- What you are asked to do
Reproduce nothing but the lines from the start of the material through the line that includes "300 指数上涨 6.30%。</div>", both ends included, and omit every picture.

- Supplied data
════════════════════
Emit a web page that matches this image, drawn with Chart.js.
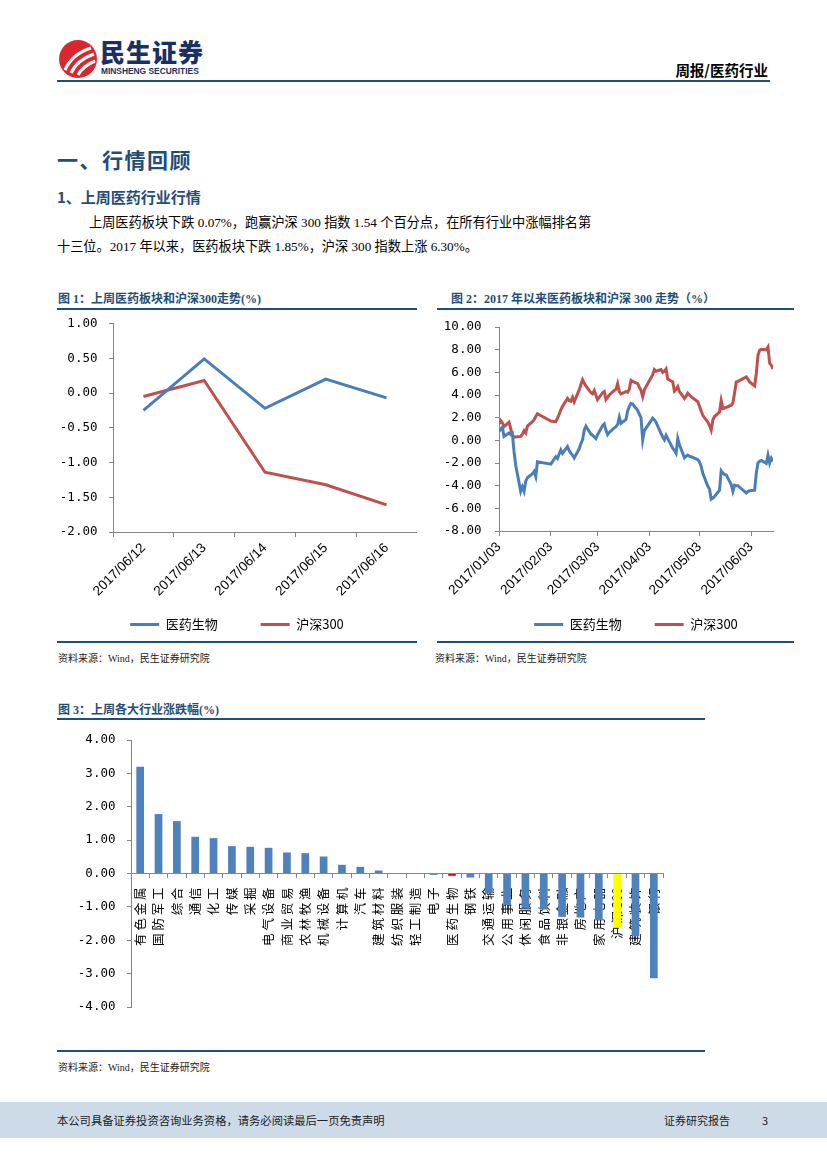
<!DOCTYPE html>
<html>
<head>
<meta charset="utf-8">
<script src="https://cdn.jsdelivr.net/npm/chart.js@4.4.1/dist/chart.umd.min.js"></script>
<style>
body { margin: 0; background: #fff; }
#page { position: relative; width: 827px; height: 1169px; overflow: hidden; background: #fff;
  font-family: 'Liberation Serif', 'Noto Sans CJK SC', serif; color: #000; }
.a { position: absolute; white-space: nowrap; }
.rule { position: absolute; background: #1f4e79; height: 1.5px; }
.ttl { font-size: 12px; font-weight: bold; color: #1f4e79; line-height: 14px; }
.src { font-size: 10px; color: #222; line-height: 12px; }
canvas { position: absolute; }
</style>
</head>
<body>
<div id="page">
  <!-- header -->
  <svg class="a" style="left:58px;top:39px" width="40" height="40" viewBox="0 0 40 40">
    <circle cx="20" cy="20" r="19" fill="#d7282f"/>
    <path d="M7 31 Q14 15 33 9" stroke="#fff" stroke-width="3.2" fill="none"/>
    <path d="M13 34 Q19 21 36 15" stroke="#fff" stroke-width="3.2" fill="none"/>
    <path d="M20 36 Q25 27 37 22" stroke="#fff" stroke-width="3" fill="none"/>
  </svg>
  <div class="a" style="left:100px;top:36px;font:900 25px 'Noto Sans CJK SC';letter-spacing:1px;color:#1b2f63;line-height:30px">民生证券</div>
  <div class="a" style="left:101px;top:66px;font:bold 8.4px 'Liberation Sans';color:#1b2f63;line-height:10px">MINSHENG SECURITIES</div>
  <div class="a" style="right:59px;top:61px;font:bold 14.5px 'Noto Sans CJK SC';line-height:18px">周报/医药行业</div>
  <div class="rule" style="left:57px;top:80px;width:713px;height:2px"></div>

  <!-- text -->
  <div class="a" style="left:57px;top:145px;font:bold 21px 'Noto Sans CJK SC';letter-spacing:1.5px;color:#1f4e79;line-height:28px">一、行情回顾</div>
  <div class="a" style="left:57px;top:187px;font:bold 15px 'Noto Sans CJK SC';color:#1f4e79;line-height:20px">1、上周医药行业行情</div>
  <div class="a" style="left:89px;top:214px;font-size:13.2px;line-height:18px">上周医药板块下跌 0.07%，跑赢沪深 300 指数 1.54 个百分点，在所有行业中涨幅排名第</div>
  <div class="a" style="left:57px;top:238px;font-size:13.2px;line-height:18px">十三位。2017 年以来，医药板块下跌 1.85%，沪深 300 指数上涨 6.30%。</div>

  <!-- chart 1 frame -->
  <div class="a ttl" style="left:58px;top:292px">图 1：上周医药板块和沪深300走势(%)</div>
  <div class="rule" style="left:57px;top:308px;width:360px"></div>
  <canvas id="c1" width="360" height="329" style="left:57px;top:312px"></canvas>
  <div class="rule" style="left:57px;top:641px;width:360px"></div>
  <div class="a src" style="left:58px;top:653px">资料来源：Wind，民生证券研究院</div>

  <!-- chart 2 frame -->
  <div class="a ttl" style="left:451px;top:292px">图 2：2017 年以来医药板块和沪深 300 走势（%）</div>
  <div class="rule" style="left:437px;top:308px;width:357px"></div>
  <canvas id="c2" width="357" height="329" style="left:437px;top:312px"></canvas>
  <div class="rule" style="left:437px;top:641px;width:357px"></div>
  <div class="a src" style="left:435px;top:653px">资料来源：Wind，民生证券研究院</div>

  <!-- chart 3 frame -->
  <div class="a ttl" style="left:58px;top:703px">图 3：上周各大行业涨跌幅(%)</div>
  <div class="rule" style="left:57px;top:718px;width:648px"></div>
  <canvas id="c3" width="648" height="326" style="left:57px;top:722px"></canvas>
  <div class="rule" style="left:57px;top:1050px;width:648px"></div>
  <div class="a src" style="left:58px;top:1062px">资料来源：Wind，民生证券研究院</div>

  <!-- footer -->
  <div class="a" style="left:0;top:1102px;width:827px;height:36px;background:#cddbe9"></div>
  <div class="a" style="left:57px;top:1112px;font:11.3px 'Noto Sans CJK SC';color:#222;line-height:16px">本公司具备证券投资咨询业务资格，请务必阅读最后一页免责声明</div>
  <div class="a" style="left:664px;top:1112px;font:11px 'Noto Sans CJK SC';color:#222;line-height:16px">证券研究报告</div>
  <div class="a" style="left:762px;top:1112px;font:11px 'Noto Sans CJK SC';color:#222;line-height:16px">3</div>
</div>

<script>
// chart 1: last week
const weekDays = ['2017/06/12', '2017/06/13', '2017/06/14', '2017/06/15', '2017/06/16'];
const weekPharma = [-0.25, 0.49, -0.22, 0.20, -0.07];
const weekHs300 = [-0.05, 0.18, -1.14, -1.32, -1.61];

// chart 2: since 2017/01/03 (trading days)
const ytdDates = [
  '2017/01/03','2017/01/04','2017/01/05','2017/01/06','2017/01/09','2017/01/10','2017/01/11','2017/01/12','2017/01/13',
  '2017/01/16','2017/01/17','2017/01/18','2017/01/19','2017/01/20','2017/01/23','2017/01/24','2017/01/25','2017/01/26',
  '2017/02/03','2017/02/06','2017/02/07','2017/02/08','2017/02/09','2017/02/10','2017/02/13','2017/02/14','2017/02/15',
  '2017/02/16','2017/02/17','2017/02/20','2017/02/21','2017/02/22','2017/02/23','2017/02/24','2017/02/27','2017/02/28',
  '2017/03/01','2017/03/02','2017/03/03','2017/03/06','2017/03/07','2017/03/08','2017/03/09','2017/03/10','2017/03/13',
  '2017/03/14','2017/03/15','2017/03/16','2017/03/17','2017/03/20','2017/03/21','2017/03/22','2017/03/23','2017/03/24',
  '2017/03/27','2017/03/28','2017/03/29','2017/03/30','2017/03/31','2017/04/05','2017/04/06','2017/04/07','2017/04/10',
  '2017/04/11','2017/04/12','2017/04/13','2017/04/14','2017/04/17','2017/04/18','2017/04/19','2017/04/20','2017/04/21',
  '2017/04/24','2017/04/25','2017/04/26','2017/04/27','2017/04/28','2017/05/02','2017/05/03','2017/05/04','2017/05/05',
  '2017/05/08','2017/05/09','2017/05/10','2017/05/11','2017/05/12','2017/05/15','2017/05/16','2017/05/17','2017/05/18',
  '2017/05/19','2017/05/22','2017/05/23','2017/05/24','2017/05/25','2017/05/26','2017/05/31','2017/06/01','2017/06/02',
  '2017/06/05','2017/06/06','2017/06/07','2017/06/08','2017/06/09','2017/06/12','2017/06/13','2017/06/14','2017/06/15',
  '2017/06/16'
];
const ytdPharma = [
  0.80, 1.00, 1.15, 0.35, 0.65, 0.50, 0.60, -1.00, -2.20,
  -4.50, -4.10, -4.50, -3.60, -3.30, -2.95, -2.75, -3.20, -1.90,
  -2.10, -1.45, -1.60, -1.20, -0.85, -1.15, -0.55, -0.90, -1.15,
  -1.30, -1.55, -0.75, -0.30, 0.05, 0.90, 1.25, 0.55, 0.45,
  0.30, 0.15, 0.50, 1.30, 1.45, 0.90, 0.50, 0.70, 1.10,
  1.20, 1.40, 2.05, 1.50, 1.85, 2.60, 3.00, 3.25, 3.20,
  2.65, 2.30, 2.00, 0.05, 0.85, 1.95, 1.80, 1.60, 0.60,
  0.30, 0.05, 0.45, 0.15, -0.70, -0.90, -1.15, 0.15, -0.40,
  -1.55, -1.40, -1.30, -1.40, -1.45, -1.70, -1.90, -2.30, -2.90,
  -4.05, -4.30, -5.20, -5.10, -4.95, -4.40, -2.70, -2.90, -3.00,
  -3.05, -3.90, -4.50, -3.95, -4.00, -4.00, -4.65, -4.50, -4.45,
  -4.40, -2.90, -2.00, -1.85, -1.78, -2.03, -1.30, -2.00, -1.58,
  -1.85
];
const ytdHs300 = [
  1.45, 1.75, 1.55, 1.20, 1.60, 1.05, 0.45, 0.30, 0.30,
  0.35, 0.55, 0.85, 0.65, 1.25, 1.65, 1.80, 2.10, 2.35,
  1.70, 1.65, 1.95, 2.30, 2.70, 3.00, 3.70, 3.50, 3.45,
  3.80, 3.40, 4.45, 4.90, 5.35, 5.05, 4.80, 4.20, 4.10,
  4.40, 4.00, 3.60, 4.20, 4.30, 3.60, 3.80, 4.00, 4.40,
  4.50, 5.00, 4.30, 4.10, 4.30, 4.25, 4.50, 5.30, 5.20,
  5.00, 4.70, 4.40, 3.85, 4.45, 5.80, 6.25, 6.10, 6.25,
  6.00, 6.10, 6.30, 5.40, 5.15, 4.35, 4.50, 4.75, 4.30,
  3.70, 3.90, 4.15, 4.00, 3.85, 3.40, 3.00, 2.60, 2.20,
  1.60, 1.30, 0.90, 1.80, 2.10, 2.50, 3.50, 2.80, 2.85,
  2.90, 3.10, 3.30, 4.20, 5.15, 5.20, 5.60, 5.40, 5.15,
  4.80, 5.90, 7.50, 7.95, 8.04, 7.99, 8.23, 6.81, 6.61,
  6.30
];
const ytdTickLabels = ['2017/01/03', '2017/02/03', '2017/03/03', '2017/04/03', '2017/05/03', '2017/06/03'];

// chart 3: industries last week
const industries = ['有色金属', '国防军工', '综合', '通信', '化工', '传媒', '采掘', '电气设备', '商业贸易', '农林牧渔',
  '机械设备', '计算机', '汽车', '建筑材料', '纺织服装', '轻工制造', '电子', '医药生物', '钢铁', '交通运输',
  '公用事业', '休闲服务', '食品饮料', '非银金融', '房地产', '家用电器', '沪深300', '建筑装饰', '银行'];
const industryChange = [3.20, 1.78, 1.57, 1.10, 1.06, 0.82, 0.80, 0.77, 0.63, 0.61,
  0.51, 0.26, 0.20, 0.09, 0.01, -0.01, -0.04, -0.07, -0.12, -0.60,
  -0.95, -1.05, -1.08, -1.30, -1.32, -1.38, -1.61, -1.88, -3.14];

const BLUE = '#4A7EBB';
const RED = '#C0504D';
const AXIS = '#868686';
const MONO = "'DejaVu Sans Mono', monospace";
const SANS = "'Liberation Sans', 'Noto Sans CJK SC', sans-serif";
const CJK = "'Noto Sans CJK SC', sans-serif";

Chart.defaults.color = '#000';
Chart.defaults.font.family = SANS;

const dayOf = s => {
  const [y, m, d] = s.split('/').map(Number);
  return (Date.UTC(y, m - 1, d) - Date.UTC(2017, 0, 3)) / 86400000;
};

const lineLegend = chart => Chart.defaults.plugins.legend.labels.generateLabels(chart)
  .map(l => Object.assign(l, { fillStyle: l.strokeStyle, lineWidth: 0 }));

const legendOpts = (fullSize, gap) => ({
  position: 'bottom',
  fullSize: fullSize,
  labels: { boxWidth: 29, boxHeight: 3, padding: gap, font: { size: 13, family: CJK }, color: '#000', generateLabels: lineLegend }
});

// rotated date labels hang below a short axis box, so don't clip them to it
const dateAxisFit = h => s => { s.height = h; s._computeLabelArea = () => null; };

const yAxis = (min, max, step, width, pad) => ({
  min: min, max: max,
  ticks: { stepSize: step, autoSkip: false, callback: v => v.toFixed(2) + ' ', font: { size: 12.5, family: MONO }, padding: pad, color: '#000' },
  grid: { drawOnChartArea: false, tickLength: 4, color: AXIS },
  border: { color: AXIS },
  afterFit: s => { s.width = width; }
});

new Chart(document.getElementById('c1'), {
  type: 'line',
  data: {
    labels: weekDays,
    datasets: [
      { label: '医药生物', data: weekPharma, borderColor: BLUE, backgroundColor: BLUE, borderWidth: 3, pointRadius: 0 },
      { label: '沪深300', data: weekHs300, borderColor: RED, backgroundColor: RED, borderWidth: 3, pointRadius: 0 }
    ]
  },
  options: {
    responsive: false,
    animation: false,
    layout: { padding: { top: 11, right: 0, left: 0, bottom: 0 } },
    plugins: { legend: legendOpts(true, 43), tooltip: { enabled: false } },
    scales: {
      x: {
        offset: true,
        grid: { offset: true, drawOnChartArea: false, tickLength: 5, color: AXIS },
        border: { color: AXIS },
        ticks: { minRotation: 45, maxRotation: 45, font: { size: 13.5 }, padding: 3, color: '#000' },
        afterFit: dateAxisFit(43)
      },
      y: yAxis(-2, 1, 0.5, 56, 4)
    }
  }
});

new Chart(document.getElementById('c2'), {
  type: 'line',
  data: {
    datasets: [
      { label: '医药生物', data: ytdDates.map((d, i) => ({ x: dayOf(d), y: ytdPharma[i] })), borderColor: BLUE, backgroundColor: BLUE, borderWidth: 3, pointRadius: 0 },
      { label: '沪深300', data: ytdDates.map((d, i) => ({ x: dayOf(d), y: ytdHs300[i] })), borderColor: RED, backgroundColor: RED, borderWidth: 3, pointRadius: 0 }
    ]
  },
  options: {
    responsive: false,
    animation: false,
    layout: { padding: { top: 15, right: 21, left: 0, bottom: 0 } },
    plugins: { legend: legendOpts(false, 33), tooltip: { enabled: false } },
    scales: {
      x: {
        type: 'linear',
        min: 0,
        max: dayOf(ytdDates[ytdDates.length - 1]),
        afterBuildTicks: s => { s.ticks = ytdTickLabels.map(t => ({ value: dayOf(t) })); },
        grid: { drawOnChartArea: false, tickLength: 5, color: AXIS },
        border: { color: AXIS },
        ticks: { autoSkip: false, minRotation: 45, maxRotation: 45, font: { size: 13.5 }, padding: 3, color: '#000',
          callback: (v, i) => ytdTickLabels[i] },
        afterFit: dateAxisFit(54)
      },
      y: yAxis(-8, 10, 2, 62, 6)
    }
  }
});

new Chart(document.getElementById('c3'), {
  type: 'bar',
  data: {
    labels: industries,
    datasets: [{
      data: industryChange,
      backgroundColor: industries.map(n => n === '医药生物' ? '#FF0000' : n === '沪深300' ? '#FFFF00' : '#4F81BD'),
      barPercentage: 0.42,
      categoryPercentage: 1
    }]
  },
  options: {
    responsive: false,
    animation: false,
    layout: { padding: { top: 18, right: 42, left: 0, bottom: 41 } },
    plugins: { legend: { display: false }, tooltip: { enabled: false } },
    scales: {
      x: {
        position: { y: 0 },
        z: 1,
        grid: { offset: true, drawOnChartArea: false, tickLength: 4, color: AXIS },
        border: { color: AXIS },
        ticks: { autoSkip: false, minRotation: 90, maxRotation: 90, padding: 10, color: '#000',
          font: { size: 12.5, family: CJK },
          callback: (v, i) => industries[i].match(/[0-9]+|./g).join(' ') }
      },
      y: yAxis(-4, 4, 1, 74, 4)
    }
  }
});
</script>
</body>
</html>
════════════════════
- Full response
Emit a web page that matches this image, drawn with Chart.js.
<!DOCTYPE html>
<html>
<head>
<meta charset="utf-8">
<script src="https://cdn.jsdelivr.net/npm/chart.js@4.4.1/dist/chart.umd.min.js"></script>
<style>
body { margin: 0; background: #fff; }
#page { position: relative; width: 827px; height: 1169px; overflow: hidden; background: #fff;
  font-family: 'Liberation Serif', 'Noto Sans CJK SC', serif; color: #000; }
.a { position: absolute; white-space: nowrap; }
.rule { position: absolute; background: #1f4e79; height: 1.5px; }
.ttl { font-size: 12px; font-weight: bold; color: #1f4e79; line-height: 14px; }
.src { font-size: 10px; color: #222; line-height: 12px; }
canvas { position: absolute; }
</style>
</head>
<body>
<div id="page">
  <!-- header -->
  <svg class="a" style="left:58px;top:39px" width="40" height="40" viewBox="0 0 40 40">
    <circle cx="20" cy="20" r="19" fill="#d7282f"/>
    <path d="M7 31 Q14 15 33 9" stroke="#fff" stroke-width="3.2" fill="none"/>
    <path d="M13 34 Q19 21 36 15" stroke="#fff" stroke-width="3.2" fill="none"/>
    <path d="M20 36 Q25 27 37 22" stroke="#fff" stroke-width="3" fill="none"/>
  </svg>
  <div class="a" style="left:100px;top:36px;font:900 25px 'Noto Sans CJK SC';letter-spacing:1px;color:#1b2f63;line-height:30px">民生证券</div>
  <div class="a" style="left:101px;top:66px;font:bold 8.4px 'Liberation Sans';color:#1b2f63;line-height:10px">MINSHENG SECURITIES</div>
  <div class="a" style="right:59px;top:61px;font:bold 14.5px 'Noto Sans CJK SC';line-height:18px">周报/医药行业</div>
  <div class="rule" style="left:57px;top:80px;width:713px;height:2px"></div>

  <!-- text -->
  <div class="a" style="left:57px;top:145px;font:bold 21px 'Noto Sans CJK SC';letter-spacing:1.5px;color:#1f4e79;line-height:28px">一、行情回顾</div>
  <div class="a" style="left:57px;top:187px;font:bold 15px 'Noto Sans CJK SC';color:#1f4e79;line-height:20px">1、上周医药行业行情</div>
  <div class="a" style="left:89px;top:214px;font-size:13.2px;line-height:18px">上周医药板块下跌 0.07%，跑赢沪深 300 指数 1.54 个百分点，在所有行业中涨幅排名第</div>
  <div class="a" style="left:57px;top:238px;font-size:13.2px;line-height:18px">十三位。2017 年以来，医药板块下跌 1.85%，沪深 300 指数上涨 6.30%。</div>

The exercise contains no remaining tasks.